Until recently in New York, however, these crimes were rarely reported by victims. When reported, they often went uninvestigated by law enforcement. As a result, many female victims considered it a nearly unavoidable fact of everyday life.
Gropers are motivated by the same thing as any other sex offender: power.
They want to elicit a response from their victim that may include a mixture of shock, shame, fear or perhaps silent humiliation. When the crime is not reported, or when police do not take the time to investigate, they are emboldened.
In NYC, public and police attitudes began to change after the 2000 Puerto Rican Day Parade -- when several dozen women and girls said they were trapped, sexually taunted, groped and robbed by different groups of men. Responding to public outcry, forcible- touching laws were adopted to make it clear that this kind of behavior is an intolerable crime. These laws raised awareness of the problem and gave police a better tool for making arrests.
Over the last couple of years, meanwhile, there has been the scandal brought to light by Brooklyn police Officer Adrian Schoolcraft. He blew the whistle on the NYPD’s intentional manipulation of sex-crimes reports by responding officers to downgrade or misclassify sex offenses.
Since that time, new policies have been put into place to ensure more accurate reporting, and to require the response of a sex-crimes detective to any complaint of a sexual assault -- even misdemeanors.
And recently, in the wake of widespread media reporting on multiple attacks by a possible serial groper in Brooklyn, NYPD Commissioner Ray Kelly made a public plea to any and all victims: Come forward and report the crime.

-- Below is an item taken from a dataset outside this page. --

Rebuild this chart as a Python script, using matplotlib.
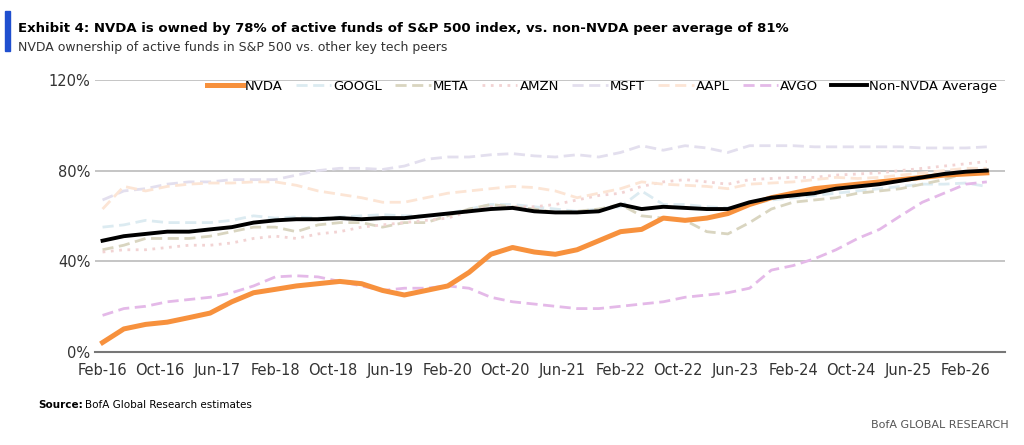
import matplotlib
matplotlib.use("Agg")
import matplotlib.pyplot as plt
import pandas as pd

dates = pd.date_range("2016-02-01", periods=42, freq="3MS")
nvda = [4,10,12,13,15,17,22,26,27.5,29,30,31,30,27,25,27,29,35,43,46,44,43,45,49,53,54,59,58,59,61,65,68,70,72,73,74,75,76,77,78,78.5,79]
avg = [49,51,52,53,53,54,55,57,58,58.5,58.5,59,58.5,59,59,60,61,62,63,63.5,62,61.5,61.5,62,65,63,64,63.5,63,63,66,68,69,70,72,73,74,75.5,77,78.5,79.5,80]
msft = [67,71,72,74,75,75,76,76,76,78,80,81,81,80.5,82,85,86,86,87,87.5,86.5,86,87,86,88,91,89,91,90,88,91,91,91,90.5,90.5,90.5,90.5,90.5,90,90,90,90.5]
aapl = [63,73,71,73,74,74.5,74.5,75,75,73.5,71,69.5,68,66,66,68,70,71,72,73,72.5,71,68,70,72,75,74,73.5,73,72,74,74.5,75,76,77,76.5,77,78,79,80,81,81]
googl = [55,56,58,57,57,57,58,60,59,59.5,59,59.5,60,60.5,60,60,61,63,65,65,64,63,62,63,64,71,65,65,64,63.5,65,67,68,69,70,71,72,73,74,74,74.5,73]
meta = [45,47,50,50,50,51,53,55,55,53,56,57,57,55,57,57,60,63,65,64,63,61.5,62,63,65,60,59,58,53,52,57,63,66,67,68,70,71,72,74,76,79,80]
amzn = [44,45,45,46,47,47,48,50,51,50,52,53,55,56,57,58,59,62,64,64,64,65,67,69,70,73,75,76,75,74,76,76.5,77,77,78,78.5,79,80,81,82,83,84]
avgo = [16,19,20,22,23,24,26,29,33,33.5,33,31,29,27,28,28,29,28,24,22,21,20,19,19,20,21,22,24,25,26,28,36,38,41,45,50,54,60,66,70,74,75]

fig = plt.figure(figsize=(10.24, 4.45), dpi=100)
ax = fig.add_axes([0.093, 0.21, 0.888, 0.61])
series = [
    ("NVDA", nvda, "#F7913D", "-", 3.6),
    ("GOOGL", googl, "#DCEBF1", (0, (4, 2)), 2.0),
    ("META", meta, "#D9D5C0", (0, (4, 2)), 2.0),
    ("AMZN", amzn, "#F2D3D3", (0, (1, 2)), 2.0),
    ("MSFT", msft, "#E3DFEE", (0, (4, 2)), 2.0),
    ("AAPL", aapl, "#FCE5D5", (0, (4, 2)), 2.0),
    ("AVGO", avgo, "#E4B9E8", (0, (4, 2)), 2.0),
    ("Non-NVDA Average", avg, "#000000", "-", 2.8),
]
for name, vals, c, ls, lw in series:
    z = 5 if name in ("NVDA", "Non-NVDA Average") else 3
    ax.plot(dates, vals, color=c, ls=ls, lw=lw, label=name, zorder=z)

ax.set_ylim(0, 120)
ax.set_yticks([0, 40, 80, 120])
ax.set_yticklabels(["0%", "40%", "80%", "120%"])
ax.set_xlim(pd.Timestamp("2016-01-01"), pd.Timestamp("2026-07-15"))
ticks = pd.date_range("2016-02-01", "2026-02-01", freq="8MS")
ax.set_xticks(ticks)
ax.set_xticklabels([d.strftime("%b-%y") for d in ticks])
ax.grid(axis="y", color="#BBBBBB", lw=1.2)
for s in ["top", "right", "left"]:
    ax.spines[s].set_visible(False)
ax.spines["bottom"].set_color("#777777")
ax.spines["bottom"].set_linewidth(1.5)
ax.tick_params(length=0, labelsize=10.5, colors="#333333")
ax.tick_params(axis="x", pad=8)
ax.legend(loc="upper right", bbox_to_anchor=(1.005, 1.045), ncol=8, frameon=False,
          fontsize=9.5, handlelength=2.7, columnspacing=1.0, handletextpad=0.15)

fig.patches.append(plt.Rectangle((0.005, 0.885), 0.005, 0.09, transform=fig.transFigure,
                                 color="#1F4FCF"))
fig.text(0.018, 0.935, "Exhibit 4: NVDA is owned by 78% of active funds of S&P 500 index, vs. non-NVDA peer average of 81%",
         fontsize=9.5, fontweight="bold", va="center")
fig.text(0.018, 0.893, "NVDA ownership of active funds in S&P 500 vs. other key tech peers",
         fontsize=9, va="center", color="#333333")
fig.text(0.037, 0.09, "Source:", fontsize=7.5, fontweight="bold", va="center")
fig.text(0.083, 0.09, "BofA Global Research estimates", fontsize=7.5, va="center")
fig.text(0.985, 0.045, "BofA GLOBAL RESEARCH", fontsize=8, ha="right", va="center", color="#555555")
fig.savefig("out.png", dpi=100)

Websites, meanwhile, chronicle the efforts of women to catalog the perverts, publicly shaming subways gropers by taking cellphone pictures of them and posting them online.
These events have combined to drag the reality of American chikan into more full public view.
Law enforcement has a number of responsibilities here. Their first is to properly educate responding officers regarding the potential for serial gropers of any kind to escalate and become more sexually violent.
Complaints should be not casually dismissed because they don’t seem like that big of a deal, or because they lack the appeal of a felony charge.
Experienced investigators know that some gropers and peepers are just practicing and fantasizing in order to gain confidence with their approach. They do this over and over, until they are ready for more serious sexual assaults.
It’s always disturbing to hear about any crime. But if the recent spate of fondling cases means that victims are fighting back -- and the police are taking this crime more seriously -- it will hopefully lead to a city where gropers understand they can’t get away with it.
Brent E. Turvey, MS is a forensic scientist and criminal profiler in private practice. He is the co-author, with retired NYPD Detective John Savino, of the "Rape Investigation Handbook" (Elsevier Science, 2011). Mr. Turvey thanks his co-author for advice on this article.